start SOURCE MATERIAL
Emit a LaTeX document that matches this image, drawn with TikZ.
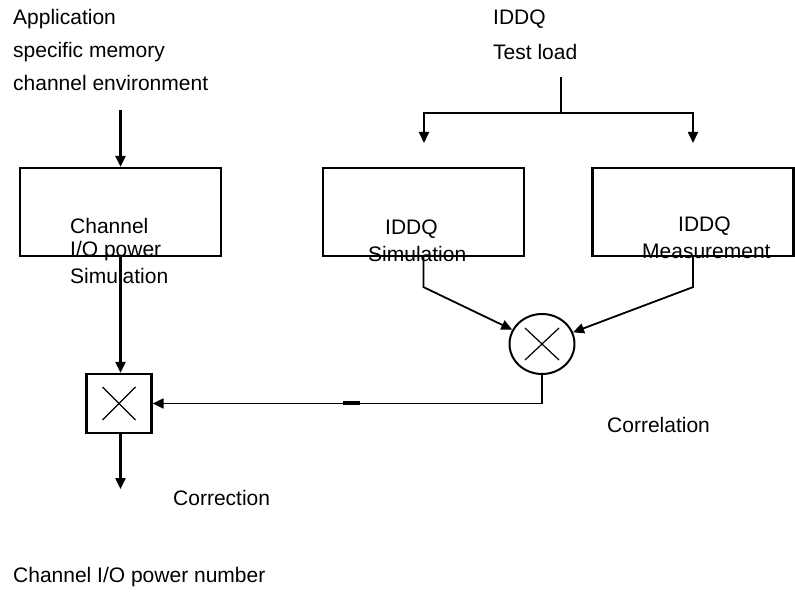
\documentclass[tikz,border=0pt]{standalone}
\usepackage{fontspec}
\setmainfont{Liberation Sans}
\usetikzlibrary{arrows.meta,shapes.geometric}
\begin{document}
\begin{tikzpicture}[x=1pt,y=-1pt,
  txt/.style={anchor=west,inner sep=0pt,font=\fontsize{21}{25}\selectfont},
  blk/.style={draw,line width=2.2pt,minimum width=201pt,minimum height=88pt,inner sep=0pt},
  ln/.style={line width=2.2pt},
  arr/.style={line width=2.4pt,-{Triangle[width=10pt,length=11pt]}},
  darr/.style={line width=1.8pt,-{Triangle[width=10pt,length=11pt]}}]
\useasboundingbox (0,0) rectangle (795,601);
% texts
\node[txt] (app1) at (13,19) {Application};
\node[txt] (app2) at (13,52) {specific memory};
\node[txt] (app3) at (13,83) {channel environment};
\node[txt] (tl1) at (493,19) {IDDQ};
\node[txt] (tl2) at (493,52) {Test load};
% boxes
\node[blk] (lbox) at (120.5,212) {};
\node[blk] (sbox) at (423.5,212) {};
\node[blk] (mbox) at (693,212) {};
\node[txt] (lt1) at (70,226) {Channel};
\node[txt] (lt2) at (70,251) {I/O power};
\node[txt] (lt3) at (70,276) {Simulation};
\node[txt] (st1) at (385,229) {IDDQ};
\node[txt] (st2) at (368,254) {Simulation};
\node[txt] (mt1) at (678,226) {IDDQ};
\node[txt] (mt2) at (642,251) {Measurement};
% mixers
\node[draw,ellipse,line width=2pt,minimum width=65pt,minimum height=60pt,inner sep=0pt] (mix) at (542,344) {};
\draw[line width=1.2pt] (mix.center) ++(-17,-16) -- ++(34,32);
\draw[line width=1.2pt] (mix.center) ++(17,-16) -- ++(-34,32);
\node[draw,line width=2.2pt,minimum width=65pt,minimum height=59pt,inner sep=0pt] (mixsq) at (119,403.5) {};
\draw[line width=1.2pt] (mixsq.center) ++(-16.5,-16.5) -- ++(33,33);
\draw[line width=1.2pt] (mixsq.center) ++(16.5,-16.5) -- ++(-33,33);
% labels
\node[txt] (corr) at (607,425) {Correlation};
\node[txt] (corn) at (173,498) {Correction};
\node[txt] (num) at (13,577) {Channel I/O power number};
% connectors
\coordinate (a0) at (120.5,110);
\draw[arr] (a0) -- (lbox.north);
\draw[arr] (lbox.south) -- (mixsq.north -| lbox.south);
\coordinate (out) at (120.5,489);
\draw[arr] (mixsq.south -| out) -- (out);
\coordinate (t0) at (561,77);
\coordinate (t1) at (561,113);
\coordinate (tl) at (424,143);
\coordinate (tr) at (693,143);
\draw[ln] (t0) -- (t1);
\draw[darr] (t1) -| (tl);
\draw[darr] (t1) -| (tr);
\draw[darr] (sbox.south) -- ++(0,30) -- (mix);
\draw[darr] (mbox.south) -- ++(0,30) -- (mix);
\draw[darr] (mix.south) |- (mixsq.east);
\coordinate (g0) at (343,403);
\coordinate (g1) at (360,403);
\draw[line width=3.2pt] (g0) -- (g1);
\end{tikzpicture}
\end{document}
end SOURCE MATERIAL
Retype the data above exactly; pictures are not part of the copy.

Emit a LaTeX document that matches this image, drawn with TikZ.
\documentclass[tikz,border=0pt]{standalone}
\usepackage{fontspec}
\setmainfont{Liberation Sans}
\usetikzlibrary{arrows.meta,shapes.geometric}
\begin{document}
\begin{tikzpicture}[x=1pt,y=-1pt,
  txt/.style={anchor=west,inner sep=0pt,font=\fontsize{21}{25}\selectfont},
  blk/.style={draw,line width=2.2pt,minimum width=201pt,minimum height=88pt,inner sep=0pt},
  ln/.style={line width=2.2pt},
  arr/.style={line width=2.4pt,-{Triangle[width=10pt,length=11pt]}},
  darr/.style={line width=1.8pt,-{Triangle[width=10pt,length=11pt]}}]
\useasboundingbox (0,0) rectangle (795,601);
% texts
\node[txt] (app1) at (13,19) {Application};
\node[txt] (app2) at (13,52) {specific memory};
\node[txt] (app3) at (13,83) {channel environment};
\node[txt] (tl1) at (493,19) {IDDQ};
\node[txt] (tl2) at (493,52) {Test load};
% boxes
\node[blk] (lbox) at (120.5,212) {};
\node[blk] (sbox) at (423.5,212) {};
\node[blk] (mbox) at (693,212) {};
\node[txt] (lt1) at (70,226) {Channel};
\node[txt] (lt2) at (70,251) {I/O power};
\node[txt] (lt3) at (70,276) {Simulation};
\node[txt] (st1) at (385,229) {IDDQ};
\node[txt] (st2) at (368,254) {Simulation};
\node[txt] (mt1) at (678,226) {IDDQ};
\node[txt] (mt2) at (642,251) {Measurement};
% mixers
\node[draw,ellipse,line width=2pt,minimum width=65pt,minimum height=60pt,inner sep=0pt] (mix) at (542,344) {};
\draw[line width=1.2pt] (mix.center) ++(-17,-16) -- ++(34,32);
\draw[line width=1.2pt] (mix.center) ++(17,-16) -- ++(-34,32);
\node[draw,line width=2.2pt,minimum width=65pt,minimum height=59pt,inner sep=0pt] (mixsq) at (119,403.5) {};
\draw[line width=1.2pt] (mixsq.center) ++(-16.5,-16.5) -- ++(33,33);
\draw[line width=1.2pt] (mixsq.center) ++(16.5,-16.5) -- ++(-33,33);
% labels
\node[txt] (corr) at (607,425) {Correlation};
\node[txt] (corn) at (173,498) {Correction};
\node[txt] (num) at (13,577) {Channel I/O power number};
% connectors
\coordinate (a0) at (120.5,110);
\draw[arr] (a0) -- (lbox.north);
\draw[arr] (lbox.south) -- (mixsq.north -| lbox.south);
\coordinate (out) at (120.5,489);
\draw[arr] (mixsq.south -| out) -- (out);
\coordinate (t0) at (561,77);
\coordinate (t1) at (561,113);
\coordinate (tl) at (424,143);
\coordinate (tr) at (693,143);
\draw[ln] (t0) -- (t1);
\draw[darr] (t1) -| (tl);
\draw[darr] (t1) -| (tr);
\draw[darr] (sbox.south) -- ++(0,30) -- (mix);
\draw[darr] (mbox.south) -- ++(0,30) -- (mix);
\draw[darr] (mix.south) |- (mixsq.east);
\coordinate (g0) at (343,403);
\coordinate (g1) at (360,403);
\draw[line width=3.2pt] (g0) -- (g1);
\end{tikzpicture}
\end{document}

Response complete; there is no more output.